> TASK DIRECTIONS: What is to be printed is the span of lines starting at the one containing "Clone this chart in Plotly." and ending at the one containing "rate_curve_end = 17.1", reproduced exactly with pictures left out.

++++ RECORDS FOR THIS EXERCISE ++++

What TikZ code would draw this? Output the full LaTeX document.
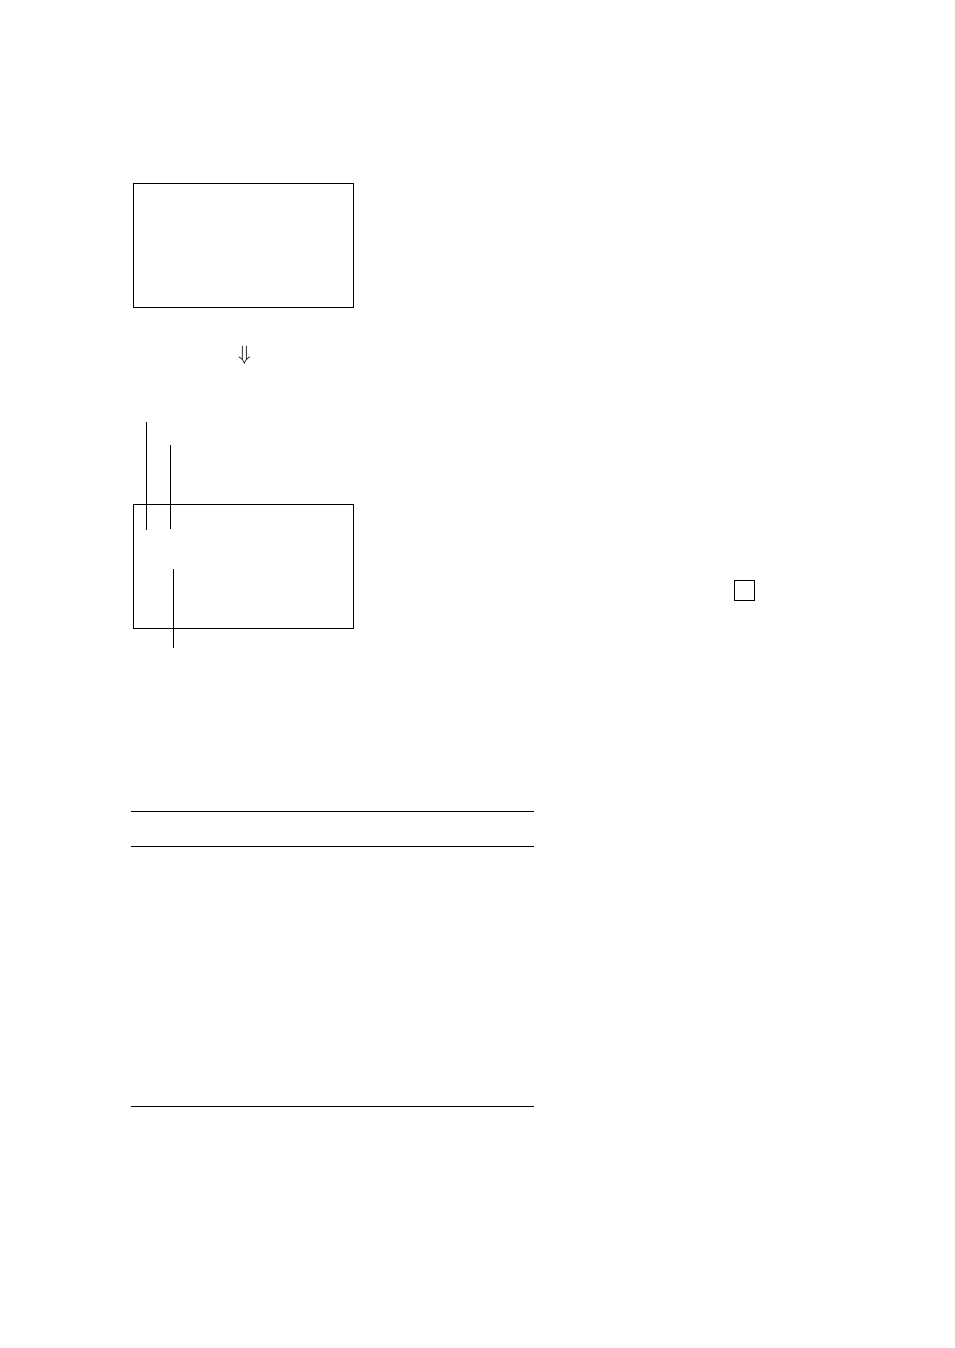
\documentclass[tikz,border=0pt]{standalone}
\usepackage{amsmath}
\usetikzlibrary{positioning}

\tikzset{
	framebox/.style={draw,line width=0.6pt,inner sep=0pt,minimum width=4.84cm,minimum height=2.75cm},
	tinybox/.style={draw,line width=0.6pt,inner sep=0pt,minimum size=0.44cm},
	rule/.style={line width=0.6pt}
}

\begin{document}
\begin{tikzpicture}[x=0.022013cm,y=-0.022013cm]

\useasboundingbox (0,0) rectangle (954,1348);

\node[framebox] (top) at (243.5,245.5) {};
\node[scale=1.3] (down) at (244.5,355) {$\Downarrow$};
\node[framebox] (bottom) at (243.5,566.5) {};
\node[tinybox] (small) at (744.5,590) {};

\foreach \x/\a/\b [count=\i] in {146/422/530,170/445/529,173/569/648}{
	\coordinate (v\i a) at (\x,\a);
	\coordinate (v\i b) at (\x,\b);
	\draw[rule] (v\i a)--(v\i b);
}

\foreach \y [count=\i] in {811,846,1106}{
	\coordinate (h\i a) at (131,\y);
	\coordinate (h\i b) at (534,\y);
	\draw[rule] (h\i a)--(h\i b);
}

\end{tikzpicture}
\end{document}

++++
++++ RECORDS FOR THIS EXERCISE ++++

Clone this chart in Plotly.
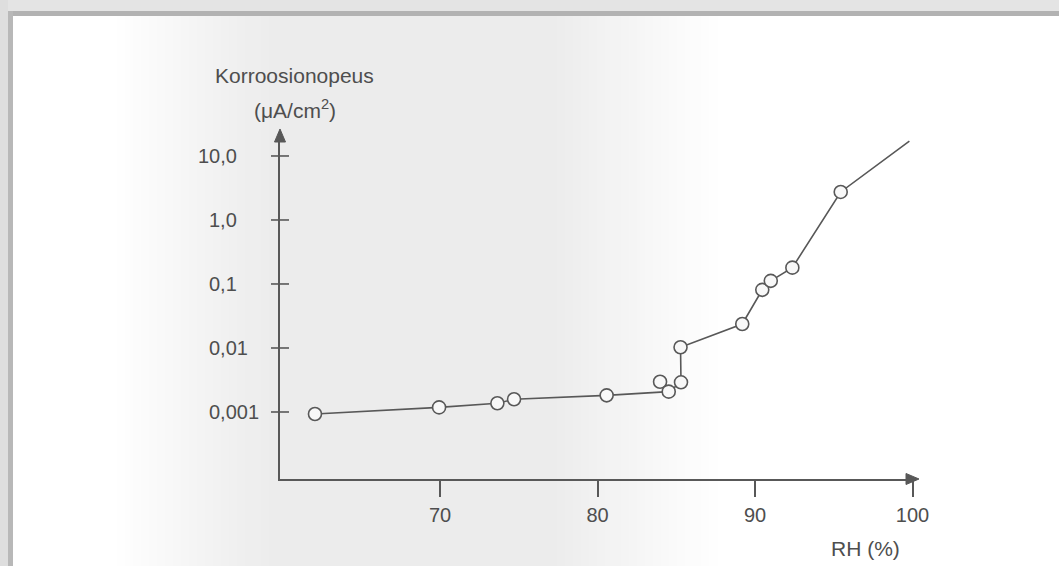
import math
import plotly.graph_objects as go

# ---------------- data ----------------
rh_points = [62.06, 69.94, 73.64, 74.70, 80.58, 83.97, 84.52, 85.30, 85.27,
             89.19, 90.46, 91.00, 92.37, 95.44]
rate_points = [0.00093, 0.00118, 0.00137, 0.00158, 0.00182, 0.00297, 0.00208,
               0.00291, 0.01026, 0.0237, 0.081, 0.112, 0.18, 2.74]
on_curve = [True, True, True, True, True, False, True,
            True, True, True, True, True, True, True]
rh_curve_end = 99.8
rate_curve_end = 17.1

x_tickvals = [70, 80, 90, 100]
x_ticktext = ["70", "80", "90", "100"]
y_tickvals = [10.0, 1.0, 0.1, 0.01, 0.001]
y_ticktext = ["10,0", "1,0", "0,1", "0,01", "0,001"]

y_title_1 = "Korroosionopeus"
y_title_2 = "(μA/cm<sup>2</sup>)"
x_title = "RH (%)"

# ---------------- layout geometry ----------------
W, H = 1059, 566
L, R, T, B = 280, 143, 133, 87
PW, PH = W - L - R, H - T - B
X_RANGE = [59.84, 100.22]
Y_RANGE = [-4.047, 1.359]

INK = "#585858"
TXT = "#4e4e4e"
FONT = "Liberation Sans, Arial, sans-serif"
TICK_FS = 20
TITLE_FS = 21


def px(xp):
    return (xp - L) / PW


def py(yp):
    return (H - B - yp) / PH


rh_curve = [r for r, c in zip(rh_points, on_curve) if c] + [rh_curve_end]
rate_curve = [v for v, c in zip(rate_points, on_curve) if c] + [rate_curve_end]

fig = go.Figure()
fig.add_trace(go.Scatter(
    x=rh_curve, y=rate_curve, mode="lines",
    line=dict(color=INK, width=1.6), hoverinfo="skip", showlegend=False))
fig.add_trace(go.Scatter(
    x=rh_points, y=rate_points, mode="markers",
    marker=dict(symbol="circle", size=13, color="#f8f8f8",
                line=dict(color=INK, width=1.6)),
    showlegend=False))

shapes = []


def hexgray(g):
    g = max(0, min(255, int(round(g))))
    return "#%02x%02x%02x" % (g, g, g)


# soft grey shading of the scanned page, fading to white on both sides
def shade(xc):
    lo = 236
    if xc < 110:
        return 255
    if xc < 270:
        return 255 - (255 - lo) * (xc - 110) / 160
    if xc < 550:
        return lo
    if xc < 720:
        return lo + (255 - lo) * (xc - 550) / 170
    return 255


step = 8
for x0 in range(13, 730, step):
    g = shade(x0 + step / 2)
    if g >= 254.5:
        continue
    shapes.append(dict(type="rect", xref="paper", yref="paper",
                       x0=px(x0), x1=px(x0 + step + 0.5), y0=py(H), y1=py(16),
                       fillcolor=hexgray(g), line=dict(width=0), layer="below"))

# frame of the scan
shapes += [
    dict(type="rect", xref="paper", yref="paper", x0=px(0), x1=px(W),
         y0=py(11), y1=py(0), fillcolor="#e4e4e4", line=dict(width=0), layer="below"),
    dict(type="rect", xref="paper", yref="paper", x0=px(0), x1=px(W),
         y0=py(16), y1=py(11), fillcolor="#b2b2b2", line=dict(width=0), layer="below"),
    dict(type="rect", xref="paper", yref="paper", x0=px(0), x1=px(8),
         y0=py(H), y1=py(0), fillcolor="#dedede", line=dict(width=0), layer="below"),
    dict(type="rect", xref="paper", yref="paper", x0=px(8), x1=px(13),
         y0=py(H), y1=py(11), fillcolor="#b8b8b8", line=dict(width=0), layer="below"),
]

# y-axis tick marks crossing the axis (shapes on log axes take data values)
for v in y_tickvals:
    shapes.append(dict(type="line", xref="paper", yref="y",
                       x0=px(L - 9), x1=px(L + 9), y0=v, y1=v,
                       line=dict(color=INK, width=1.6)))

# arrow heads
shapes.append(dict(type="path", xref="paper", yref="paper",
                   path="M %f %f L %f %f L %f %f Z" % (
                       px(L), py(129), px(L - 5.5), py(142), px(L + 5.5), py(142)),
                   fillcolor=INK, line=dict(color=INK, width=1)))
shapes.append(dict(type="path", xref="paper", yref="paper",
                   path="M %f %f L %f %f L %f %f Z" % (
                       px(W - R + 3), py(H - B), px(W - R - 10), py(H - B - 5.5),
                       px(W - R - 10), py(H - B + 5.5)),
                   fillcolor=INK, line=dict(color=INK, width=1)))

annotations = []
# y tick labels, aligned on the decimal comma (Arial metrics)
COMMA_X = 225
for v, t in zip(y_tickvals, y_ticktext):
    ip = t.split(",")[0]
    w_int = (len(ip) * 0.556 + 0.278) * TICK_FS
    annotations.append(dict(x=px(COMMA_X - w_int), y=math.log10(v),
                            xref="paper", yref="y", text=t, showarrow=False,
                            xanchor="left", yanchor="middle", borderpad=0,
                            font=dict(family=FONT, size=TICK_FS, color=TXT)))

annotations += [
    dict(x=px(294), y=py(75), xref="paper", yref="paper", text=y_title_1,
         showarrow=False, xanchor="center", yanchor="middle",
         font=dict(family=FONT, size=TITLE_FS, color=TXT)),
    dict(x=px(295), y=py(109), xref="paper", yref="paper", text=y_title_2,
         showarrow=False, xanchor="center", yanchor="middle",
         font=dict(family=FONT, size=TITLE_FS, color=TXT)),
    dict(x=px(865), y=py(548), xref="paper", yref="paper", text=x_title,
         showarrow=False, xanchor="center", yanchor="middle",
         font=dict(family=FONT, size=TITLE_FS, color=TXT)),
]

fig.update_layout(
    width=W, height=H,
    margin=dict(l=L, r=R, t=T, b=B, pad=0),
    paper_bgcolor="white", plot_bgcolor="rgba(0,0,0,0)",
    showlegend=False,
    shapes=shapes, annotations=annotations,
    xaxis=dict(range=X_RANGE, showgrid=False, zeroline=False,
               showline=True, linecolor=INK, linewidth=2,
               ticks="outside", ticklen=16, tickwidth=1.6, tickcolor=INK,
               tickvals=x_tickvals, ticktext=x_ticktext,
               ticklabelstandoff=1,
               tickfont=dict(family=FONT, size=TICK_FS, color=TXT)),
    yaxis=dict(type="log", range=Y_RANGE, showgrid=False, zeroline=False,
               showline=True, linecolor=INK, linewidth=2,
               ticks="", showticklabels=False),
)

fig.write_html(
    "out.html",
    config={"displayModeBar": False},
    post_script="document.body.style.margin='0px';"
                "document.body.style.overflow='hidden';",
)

++++

> OUTPUT FOR THIS TASK:
Clone this chart in Plotly.
import math
import plotly.graph_objects as go

# ---------------- data ----------------
rh_points = [62.06, 69.94, 73.64, 74.70, 80.58, 83.97, 84.52, 85.30, 85.27,
             89.19, 90.46, 91.00, 92.37, 95.44]
rate_points = [0.00093, 0.00118, 0.00137, 0.00158, 0.00182, 0.00297, 0.00208,
               0.00291, 0.01026, 0.0237, 0.081, 0.112, 0.18, 2.74]
on_curve = [True, True, True, True, True, False, True,
            True, True, True, True, True, True, True]
rh_curve_end = 99.8
rate_curve_end = 17.1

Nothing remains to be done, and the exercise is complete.